(Data extracted from a collection)
====================

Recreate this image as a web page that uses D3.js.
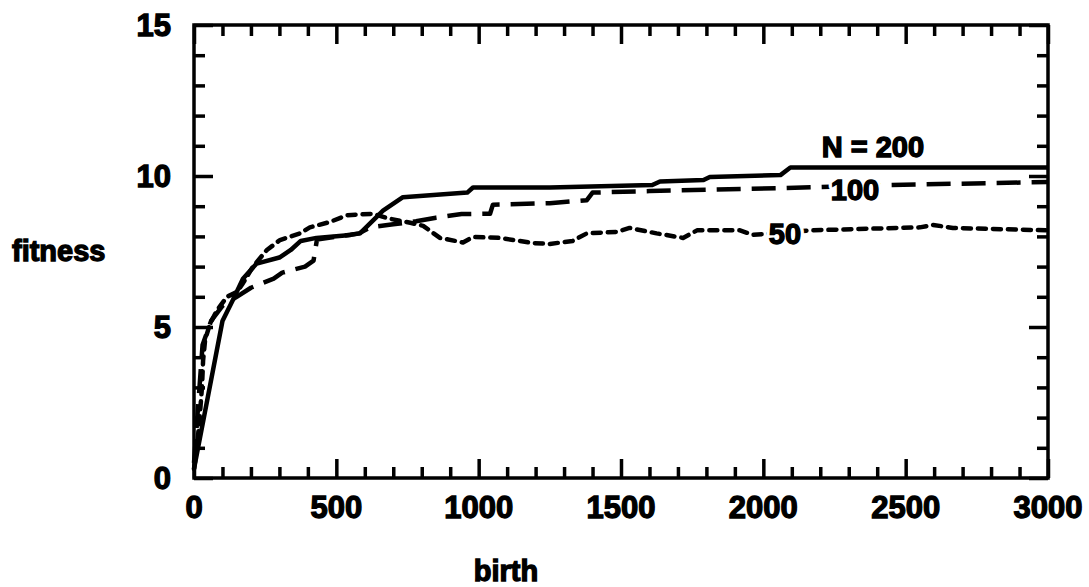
<!DOCTYPE html>
<html>
<head>
<meta charset="utf-8">
<script src="https://cdn.jsdelivr.net/npm/d3@7"></script>
<style>
    body { margin: 0; background: #fff; }
    text { font-family: "Liberation Sans", Arial, Helvetica, sans-serif; font-weight: bold; }
    .tick line { stroke: #000; stroke-width: 3.5px; }
    .domain { display: none; }
</style>
</head>
<body>
<div id="chart"></div>
<script>
// birth / fitness readings for each population size
let birth200 = [0, 100, 137, 172, 220, 300, 340, 375, 430, 550, 583, 664, 734, 960, 980, 1250, 1610, 1637, 1790, 1812, 2060, 2095, 3000];
let fit200 = [0.3, 5.2, 5.9, 6.6, 7.1, 7.3, 7.55, 7.85, 7.95, 8.05, 8.1, 8.85, 9.3, 9.45, 9.62, 9.62, 9.7, 9.82, 9.87, 9.97, 10.03, 10.28, 10.28];

let birth100 = [0, 30, 60, 100, 150, 200, 280, 310, 390, 420, 432, 580, 620, 700, 780, 850, 940, 1040, 1050, 1250, 1380, 1400, 1600, 2060, 2430, 3000];
let fit100 = [0.5, 4.4, 5.2, 5.7, 6.0, 6.3, 6.6, 6.8, 7.0, 7.2, 7.9, 8.1, 8.3, 8.4, 8.5, 8.62, 8.74, 8.75, 9.05, 9.1, 9.2, 9.45, 9.5, 9.6, 9.7, 9.8];

let birth50 = [0, 10, 21, 28, 32, 39, 56, 81, 116, 151, 172, 207, 256, 302, 372, 407, 478, 537, 630, 680, 760, 805, 864, 945, 980, 1075, 1190, 1250, 1330, 1380, 1485, 1530, 1625, 1718, 1767, 1918, 1964, 2164, 2550, 2596, 2666, 3000];
let fit50 = [0.3, 0.93, 2.15, 3.0, 3.9, 4.57, 5.1, 5.56, 6.0, 6.16, 6.45, 7.0, 7.55, 7.88, 8.1, 8.3, 8.48, 8.7, 8.75, 8.6, 8.45, 8.35, 7.95, 7.8, 7.98, 7.95, 7.78, 7.75, 7.85, 8.1, 8.15, 8.28, 8.1, 7.95, 8.2, 8.2, 8.05, 8.2, 8.3, 8.38, 8.28, 8.2];

let xTickLabels = [0, 500, 1000, 1500, 2000, 2500, 3000];
let xMinorTicks = [100, 200, 300, 400, 600, 700, 800, 900, 1100, 1200, 1300, 1400, 1600, 1700, 1800, 1900, 2100, 2200, 2300, 2400, 2600, 2700, 2800, 2900];
let yTickLabels = [0, 5, 10, 15];
let yMinorTicks = [1, 2, 3, 4, 6, 7, 8, 9, 11, 12, 13, 14];

// curve labels: text, birth, fitness (anchor point)
let seriesLabels = [
    {text: "N = 200", b: 2385, f: 10.95},
    {text: "100", b: 2322, f: 9.54},
    {text: "50", b: 2076, f: 8.1}
];

let width = 1089, height = 587;
let margin = {left: 194, right: 41, top: 25, bottom: 109};

let svg = d3.select('#chart').append('svg')
    .attr('width', width)
    .attr('height', height);

let x = d3.scaleLinear().domain([0, 3000]).range([margin.left, width - margin.right]);
let y = d3.scaleLinear().domain([0, 15]).range([height - margin.bottom, margin.top]);

let line = d3.line()
    .x(function(d){ return x(d[0]); })
    .y(function(d){ return y(d[1]); });

function pairs(bs, fs) {
    return bs.map(function(b, i){ return [b, fs[i]]; });
}

//Draw the three series
let series = [
    {data: pairs(birth50, fit50), dash: "8,7", cap: "round"},
    {data: pairs(birth100, fit100), dash: "24,11", cap: "butt"},
    {data: pairs(birth200, fit200), dash: null, cap: "butt"}
];
series.forEach(function(s){
    svg.append('path')
        .attr('d', line(s.data))
        .attr('fill', 'none')
        .attr('stroke', '#000')
        .attr('stroke-width', 4.5)
        .attr('stroke-linecap', s.cap)
        .attr('stroke-linejoin', 'round')
        .attr('stroke-dasharray', s.dash);
});

//Curve labels, white halo cuts the lines underneath
seriesLabels.forEach(function(l){
    svg.append('text')
        .attr('x', x(l.b)).attr('y', y(l.f))
        .attr('text-anchor', 'middle')
        .attr('dy', '0.35em')
        .style('font-size', '29px')
        .attr('fill', '#000')
        .attr('stroke', '#fff')
        .attr('stroke-width', 8)
        .attr('stroke-linejoin', 'round')
        .attr('paint-order', 'stroke')
        .text(l.text);
    svg.append('text')
        .attr('x', x(l.b)).attr('y', y(l.f))
        .attr('text-anchor', 'middle')
        .attr('dy', '0.35em')
        .style('font-size', '29px')
        .attr('fill', '#000')
        .attr('stroke', '#000')
        .attr('stroke-width', 1.3)
        .text(l.text);
});

//Inward ticks on all four sides, major and minor, via d3 axes
function addTicks(axisFn, scale, values, len, tx, ty) {
    svg.append('g')
        .attr('transform', 'translate(' + tx + ',' + ty + ')')
        .call(axisFn(scale).tickValues(values).tickSize(len).tickFormat(''));
}
addTicks(d3.axisBottom, x, xTickLabels, -19, 0, y(0));
addTicks(d3.axisBottom, x, xMinorTicks, -11, 0, y(0));
addTicks(d3.axisTop, x, xTickLabels, -19, 0, y(15));
addTicks(d3.axisTop, x, xMinorTicks, -11, 0, y(15));
addTicks(d3.axisLeft, y, yTickLabels, -19, x(0), 0);
addTicks(d3.axisLeft, y, yMinorTicks, -11, x(0), 0);
addTicks(d3.axisRight, y, yTickLabels, -19, x(3000), 0);
addTicks(d3.axisRight, y, yMinorTicks, -11, x(3000), 0);

//Frame
svg.append('rect')
    .attr('x', x(0)).attr('y', y(15))
    .attr('width', x(3000) - x(0)).attr('height', y(0) - y(15))
    .attr('fill', 'none')
    .attr('stroke', '#000')
    .attr('stroke-width', 3.5);

//Tick labels
svg.selectAll('text.xlab').data(xTickLabels).enter().append('text')
    .attr('class', 'xlab')
    .attr('x', function(d){ return x(d); })
    .attr('y', 518)
    .attr('text-anchor', 'middle')
    .style('font-size', '31px')
    .attr('stroke', '#000').attr('stroke-width', 1.3)
    .text(function(d){ return d; });

svg.selectAll('text.ylab').data(yTickLabels).enter().append('text')
    .attr('class', 'ylab')
    .attr('x', 171)
    .attr('y', function(d){ return y(d); })
    .attr('dy', '0.36em')
    .attr('text-anchor', 'end')
    .style('font-size', '31px')
    .attr('stroke', '#000').attr('stroke-width', 1.3)
    .text(function(d){ return d; });

//Axis titles
svg.append('text')
    .attr('x', 506).attr('y', 581)
    .attr('text-anchor', 'middle')
    .style('font-size', '29px')
    .attr('stroke', '#000').attr('stroke-width', 1.3)
    .text('birth');

svg.append('text')
    .attr('x', 12).attr('y', 261)
    .attr('text-anchor', 'start')
    .style('font-size', '29px')
    .attr('stroke', '#000').attr('stroke-width', 1.3)
    .text('fitness');
</script>
</body>
</html>
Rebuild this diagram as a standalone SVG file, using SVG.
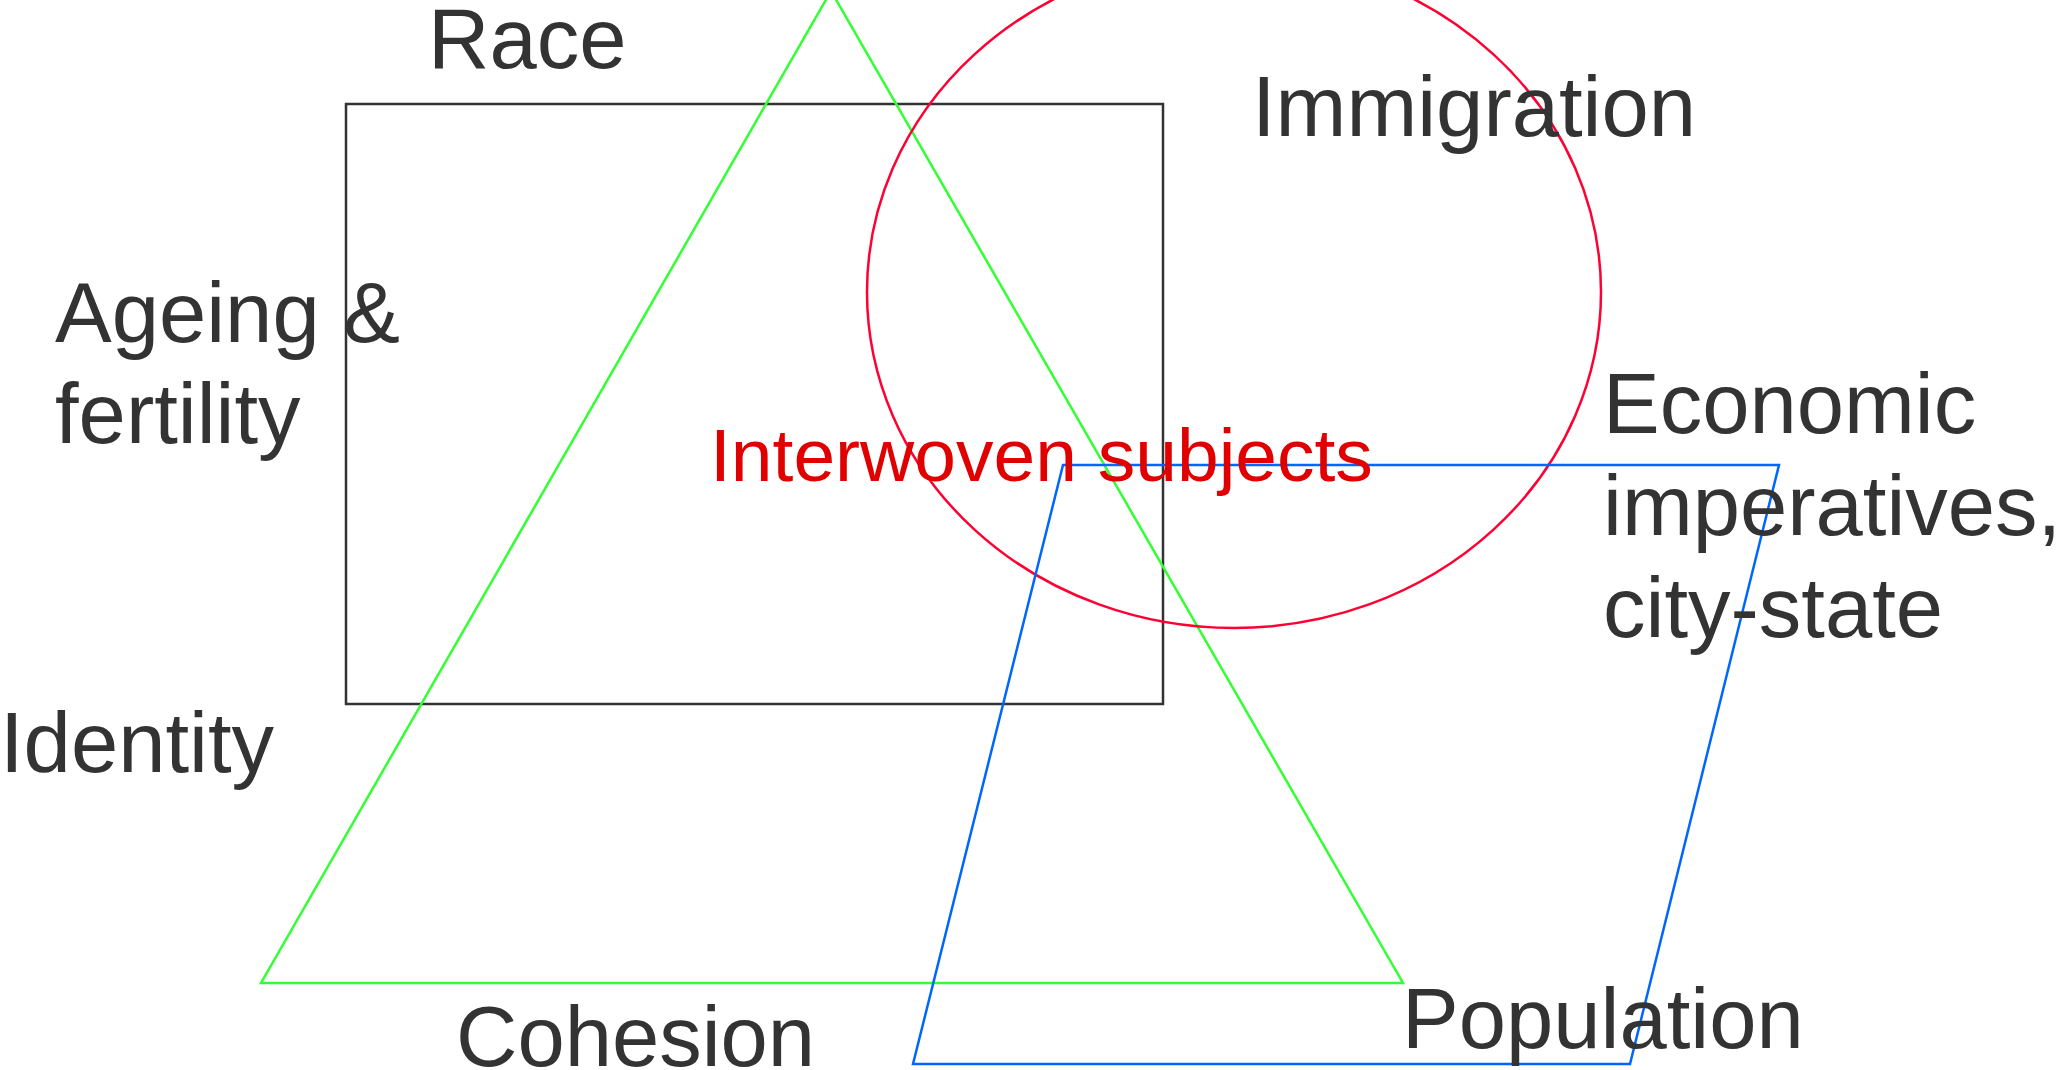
<svg xmlns="http://www.w3.org/2000/svg" width="2067" height="1070" viewBox="0 0 2067 1070">
<style>
.t{font-family:"Liberation Sans",Arial,sans-serif;font-size:85px;fill:#333333}
.r{font-family:"Liberation Sans",Arial,sans-serif;font-size:75px;fill:#e00000}
.s{fill:none;stroke-width:2.5}
</style>
<rect width="2067" height="1070" fill="#ffffff"/>
<g id="shapes">
<rect id="box" class="s" x="346" y="104" width="817" height="600" stroke="#333333"/>
<polygon id="triangle" class="s" points="831,-9 261,983 1403,983" stroke="#33ff33"/>
<ellipse id="ellipse" class="s" cx="1234" cy="292" rx="367" ry="336" stroke="#ff0033"/>
<polygon id="parallelogram" class="s" points="1063,465 1779,465 1630,1064 913,1064" stroke="#0066ff"/>
</g>
<g id="connectors"></g>
<g id="labels">
<text id="race" class="t" x="428" y="68">Race</text>
<text id="immigration" class="t" x="1252" y="136">Immigration</text>
<text id="ageing" class="t" x="55" y="342">Ageing &amp;<tspan x="55" y="443">fertility</tspan></text>
<text id="economic" class="t" x="1603" y="433">Economic<tspan x="1603" y="535">imperatives,</tspan><tspan x="1603" y="637">city-state</tspan></text>
<text id="identity" class="t" x="0" y="772">Identity</text>
<text id="cohesion" class="t" x="456" y="1066">Cohesion</text>
<text id="population" class="t" x="1402" y="1048">Population</text>
<text id="center" class="r" x="710" y="481">Interwoven subjects</text>
</g>
</svg>
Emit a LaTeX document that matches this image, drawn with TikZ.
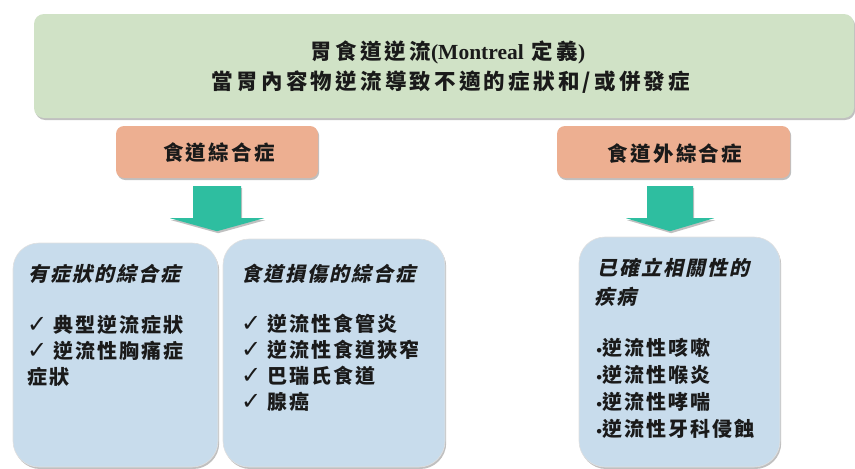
\documentclass[tikz,border=0pt]{standalone}
\usepackage{fontspec}
\setmainfont{Noto Sans CJK TC}
\newfontfamily\cjktop{Noto Sans CJK TC}[LetterSpace=15]
\newfontfamily\cjkmid{Noto Sans CJK TC}[LetterSpace=11]
\newfontfamily\cjkbody{Noto Sans CJK TC}[LetterSpace=10]
\newfontfamily\cjkit{Noto Sans CJK TC}[LetterSpace=10,FakeSlant=0.22]
\newfontfamily\latinserif{Liberation Serif}
\newfontfamily\symfont{DejaVu Sans}
\usetikzlibrary{shadows}
\definecolor{gbox}{HTML}{D0E2C6}
\definecolor{obox}{HTML}{EDAF91}
\definecolor{tealA}{HTML}{2EBEA0}
\definecolor{bbox}{HTML}{C8DCEC}
\definecolor{ink}{HTML}{1A1A1A}
\tikzset{
  shadowed/.style={drop shadow={shadow xshift=1.2pt,shadow yshift=-2pt,opacity=0.35,fill=black!70}},
  greenbox/.style={fill=gbox,rounded corners=10pt,shadowed,inner sep=0pt},
  orangebox/.style={fill=obox,rounded corners=8pt,shadowed,inner sep=0pt},
  bluebox/.style={fill=bbox,rounded corners=26pt,shadowed,inner sep=0pt,draw=black!12,line width=0.6pt},
  arrowfill/.style={fill=tealA,shadowed},
  toptext/.style={inner sep=0pt,text=ink,font=\fontsize{21.5}{25}\cjktop\bfseries},
  midtext/.style={inner sep=0pt,text=ink,font=\fontsize{20.5}{24}\cjkmid\bfseries},
  headtext/.style={inner sep=0pt,anchor=west,text=ink,font=\fontsize{20}{23}\cjkit\bfseries},
  itemtext/.style={inner sep=0pt,anchor=west,text=ink,font=\fontsize{20}{23}\cjkbody\bfseries},
}
\newcommand{\chk}{\makebox[26pt][l]{\symfont\fontsize{24}{24}\selectfont ✓}}
\newcommand{\bul}{\makebox[7pt][l]{\symfont\fontsize{13}{16}\selectfont •}}
\begin{document}
\begin{tikzpicture}[x=1pt,y=-1pt]
\useasboundingbox (0,0) rectangle (855,469);
\fill[white] (0,0) rectangle (855,469);

% top green box
\node[greenbox,minimum width=820pt,minimum height=104pt] (top) at (444,66) {};
\node[toptext] (t1) at (448,52) {胃食道逆流{\latinserif\bfseries(Montreal} 定義{\latinserif\bfseries)}};
\node[toptext] (t2) at (451,82) {當胃內容物逆流導致不適的症狀和/或併發症};

% orange boxes
\node[orangebox,minimum width=202pt,minimum height=52pt] (o1) at (217,152) {};
\node[midtext] (o1t) at (219,153) {食道綜合症};
\node[orangebox,minimum width=233pt,minimum height=52pt] (o2) at (673.5,152) {};
\node[midtext] (o2t) at (675,154) {食道外綜合症};

% teal arrows
\coordinate (a1) at (o1.south);
\coordinate (a2) at ([xshift=-3.5pt]o2.south);
\begin{scope}[shift={(a1)}]
  \fill[arrowfill] (-24,8) -- (24,8) -- (24,40) -- (47,40) -- (0,53) -- (-47,40) -- (-24,40) -- cycle;
\end{scope}
\begin{scope}[shift={(a2)}]
  \fill[arrowfill] (-23,8) -- (23,8) -- (23,40) -- (44,40) -- (0,53) -- (-44,40) -- (-23,40) -- cycle;
\end{scope}

% blue boxes
\node[bluebox,minimum width=205pt,minimum height=224pt] (b1) at (115.5,355) {};
\node[bluebox,minimum width=222pt,minimum height=228pt] (b2) at (334,353) {};
\node[bluebox,minimum width=201pt,minimum height=230pt] (b3) at (679.5,352) {};

% box 1 text
\node[headtext] (h1) at (28,274) {有症狀的綜合症};
\node[itemtext] (i1a) at (27,325) {\chk 典型逆流症狀};
\node[itemtext] (i1b) at (27,351) {\chk 逆流性胸痛症};
\node[itemtext] (i1c) at (27,377) {症狀};

% box 2 text
\node[headtext] (h2) at (241,274) {食道損傷的綜合症};
\node[itemtext] (i2a) at (241,324) {\chk 逆流性食管炎};
\node[itemtext] (i2b) at (241,350) {\chk 逆流性食道狹窄};
\node[itemtext] (i2c) at (241,376) {\chk 巴瑞氏食道};
\node[itemtext] (i2d) at (241,402) {\chk 腺癌};

% box 3 text
\node[headtext] (h3a) at (597,268) {已確立相關性的};
\node[headtext] (h3b) at (594,297) {疾病};
\node[itemtext] (i3a) at (595,348) {\bul 逆流性咳嗽};
\node[itemtext] (i3b) at (595,375) {\bul 逆流性喉炎};
\node[itemtext] (i3c) at (595,402) {\bul 逆流性哮喘};
\node[itemtext] (i3d) at (595,429) {\bul 逆流性牙科侵蝕};
\end{tikzpicture}
\end{document}
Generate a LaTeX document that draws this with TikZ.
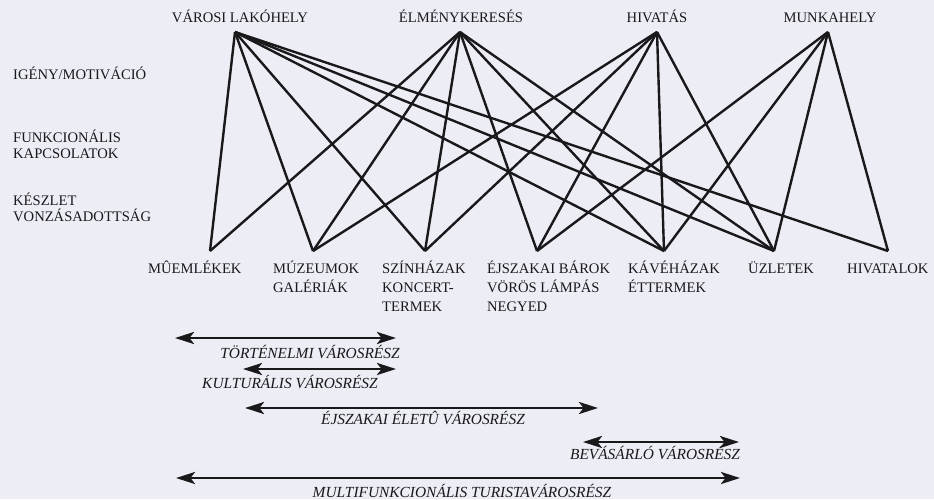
\documentclass[tikz,border=0pt]{standalone}
\usepackage{fontspec}
\setmainfont{Liberation Serif}
\usetikzlibrary{arrows.meta}
\definecolor{bgc}{RGB}{237,237,245}
\definecolor{ink}{RGB}{25,25,28}
\begin{document}
\begin{tikzpicture}[x=1pt,y=-1pt,
  lbl/.style={font=\fontsize{14.6}{19}\selectfont, text=ink, inner sep=0pt},
  toplbl/.style={lbl, anchor=base},
  sidelbl/.style={lbl, align=left, anchor=base west, font=\fontsize{14.6}{16}\selectfont},
  botlbl/.style={lbl, align=left, anchor=base west},
  link/.style={draw=ink, line width=2.4pt},
  span/.style={draw=ink, line width=2.8pt, {Stealth[length=19pt,width=12pt,inset=4.5pt]}-{Stealth[length=19pt,width=12pt,inset=4.5pt]}},
  spanlbl/.style={font=\fontsize{15.4}{18}\selectfont\itshape, text=ink, inner sep=0pt, anchor=base}]
\fill[bgc] (0,0) rectangle (934,499);
\useasboundingbox (0,0) rectangle (934,499);

% top labels
\node[toplbl] (lv) at (240,22) {VÁROSI LAKÓHELY};
\node[toplbl] (le) at (461,22) {ÉLMÉNYKERESÉS};
\node[toplbl] (lh) at (657,22) {HIVATÁS};
\node[toplbl] (lm) at (830,22) {MUNKAHELY};

% side labels (base = baseline of last line)
\node[sidelbl] (s1) at (13,79) {IGÉNY/MOTIVÁCIÓ};
\node[sidelbl] (s2) at (13,158) {FUNKCIONÁLIS\\KAPCSOLATOK};
\node[sidelbl] (s3) at (13,221) {KÉSZLET\\VONZÁSADOTTSÁG};

% apexes
\coordinate (t1) at (235,32);
\coordinate (t2) at (460,32);
\coordinate (t3) at (657,32);
\coordinate (t4) at (828,32);
% bottoms
\coordinate (b1) at (210,251);
\coordinate (b2) at (313,251);
\coordinate (b3) at (425,251);
\coordinate (b4) at (537,251);
\coordinate (b5) at (664,251);
\coordinate (b6) at (774,251);
\coordinate (b7) at (888,251);

% bottom labels (base = baseline of last line)
\node[botlbl] (n1) at (148,273) {MÛEMLÉKEK};
\node[botlbl] (n2) at (273,292) {MÚZEUMOK\\GALÉRIÁK};
\node[botlbl] (n3) at (382,311) {SZÍNHÁZAK\\KONCERT-\\TERMEK};
\node[botlbl] (n4) at (487,311) {ÉJSZAKAI BÁROK\\VÖRÖS LÁMPÁS\\NEGYED};
\node[botlbl] (n5) at (628,292) {KÁVÉHÁZAK\\ÉTTERMEK};
\node[botlbl] (n6) at (748,273) {ÜZLETEK};
\node[botlbl] (n7) at (847,273) {HIVATALOK};

% links
\foreach \b in {b1,b2,b3,b5,b6,b7} \draw[link] (t1) -- (\b);
\foreach \b in {b1,b2,b3,b4,b5,b6} \draw[link] (t2) -- (\b);
\foreach \b in {b2,b3,b4,b5,b6} \draw[link] (t3) -- (\b);
\foreach \b in {b4,b5,b6,b7} \draw[link] (t4) -- (\b);

% spans
\coordinate (a1l) at (175,338); \coordinate (a1r) at (396,338);
\coordinate (a2l) at (243,369); \coordinate (a2r) at (396,369);
\coordinate (a3l) at (245,408); \coordinate (a3r) at (598,408);
\coordinate (a4l) at (583,442); \coordinate (a4r) at (739,442);
\coordinate (a5l) at (176,478); \coordinate (a5r) at (740,478);
\draw[span] (a1l) -- (a1r);
\draw[span] (a2l) -- (a2r);
\draw[span] (a3l) -- (a3r);
\draw[span] (a4l) -- (a4r);
\draw[span] (a5l) -- (a5r);
\node[spanlbl] (m1) at (310,358) {TÖRTÉNELMI VÁROSRÉSZ};
\node[spanlbl] (m2) at (290,388) {KULTURÁLIS VÁROSRÉSZ};
\node[spanlbl] (m3) at (423,424) {ÉJSZAKAI ÉLETÛ VÁROSRÉSZ};
\node[spanlbl] (m4) at (655,459) {BEVÁSÁRLÓ VÁROSRÉSZ};
\node[spanlbl] (m5) at (462,497) {MULTIFUNKCIONÁLIS TURISTAVÁROSRÉSZ};
\end{tikzpicture}
\end{document}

====================

• [EXERCISE]: List every line above containing the word "image".

• [EXERCISE OUTPUT]:
Recreate this image as a web page that uses D3.js.
Emit a LaTeX document that matches this image, drawn with TikZ.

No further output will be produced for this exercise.